Fourth, take heart, God will judge our enemies. By enemies, I don’t mean those who merely disagree with you, or who oppose you for just any reason. By enemies, I mean those who hate you because they hate Christ; and they hate the way you live for Christ. By enemies, I mean those persecuting the church. By enemies, I mean wolves who sneak in to abuse the sheep and destroy the church. By enemies, I mean those who crush the helpless and spread lawlessness in the streets. It can feel like the Lord doesn’t see their evil at times. We pray with Psalm 10, “Why, O LORD, do you stand far away? Why do you hide yourself in times of trouble?”
You may even be angered by sins committed against you. You may be discouraged because you see evil prospering. You may be brokenhearted by the moral rebellion of our culture and its leaders, who slaughter the innocent and who trample God’s good designs for humanity underfoot. Take heart, beloved, the Lord sees. He will roar from Zion. He will right all wrongs. He will judge our enemies.
This gives us hope for the future. It also means we don’t have to avenge ourselves in the present. We can live peaceably with all, knowing that God will judge. Romans 12:19 says, “Beloved, never avenge yourselves, but leave it to the wrath of God, for it is written, “Vengeance is mine, I will repay, says the Lord.” 1 Peter 2:23 also sets before us the example of Jesus to imitate: “When he was reviled, he did not revile in return; when he suffered, he did not threaten, but continued entrusting himself to him who judges justly.” Knowing that God will judge our enemies frees us to lay down our lives for them in the path of love. God will see to it that they are brought to justice.
Lastly, rest in Jesus who brings the final restoration. Joel paints for us a picture of mountains dripping with wine in the new kingdom. Question: in John’s Gospel, chapter 2, why do you think Jesus changes the water into wine at the wedding of Cana? And why the best of wine? Because he is the Lord bringing us the new age of plenty.
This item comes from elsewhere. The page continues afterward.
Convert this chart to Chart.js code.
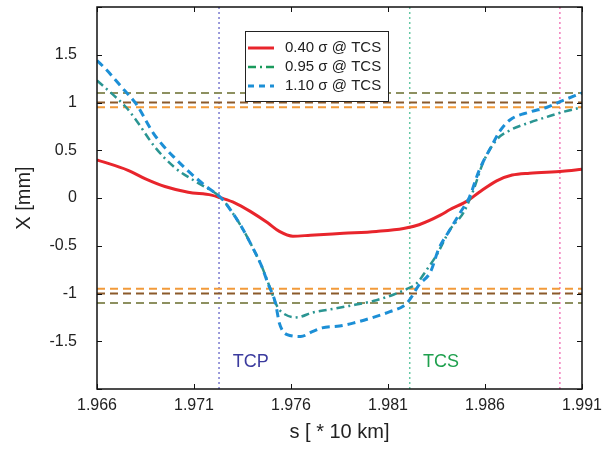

Joel also paints a picture of a river that flows from God’s presence and gives life to the world. Question: in John’s Gospel, chapter 4, why does Jesus offer Samaritan woman, living water? Why does Jesus say in 7:38 that anyone who believes in him, “Out of his heart will flow rivers of living water?” Because he is the Lord bringing the life of the new age. Only, we don’t have to wait till the end to begin experiencing that life. He offers it to us now through the Holy Spirit.
That means that when your broken body fails you and doesn’t do what you’d like it to do anymore, you can rest in that Jesus is in the process of bringing an age when you get a new body. When finances are bare and you feel no lasting security here, you can rest in Jesus who keeps his people secure on Zion. This world might eat up your earthly riches, but it cannot take away your heavenly riches. When you see civil unrest, instead of growing anxious and worried, we can turn to Christ and remember that he’s preparing a day when no enemy will destroy his city.
Something I enjoy is woodworking. After long, hard weeks, it’s very restful to just get out in the shop and tinker or build something for someone else. But sometimes plans don’t go your way—the wood splits and you didn’t buy extra; you start the project and the saw breaks. It’s hard when even the things we turn to for rest in this life are broken. In those moments, our Father is teaching us to make sure our rest is in the right place. Nothing on this earth can give us the rest we truly long for. But in the person and work of Jesus, we will find it. He gives the rest we truly need. He brings the kingdom where all things will be finally restored in the presence of God. Let’s sing about that day now before taking the Supper together.
[i] Gowan, “Wealth and Poverty,” 351-53.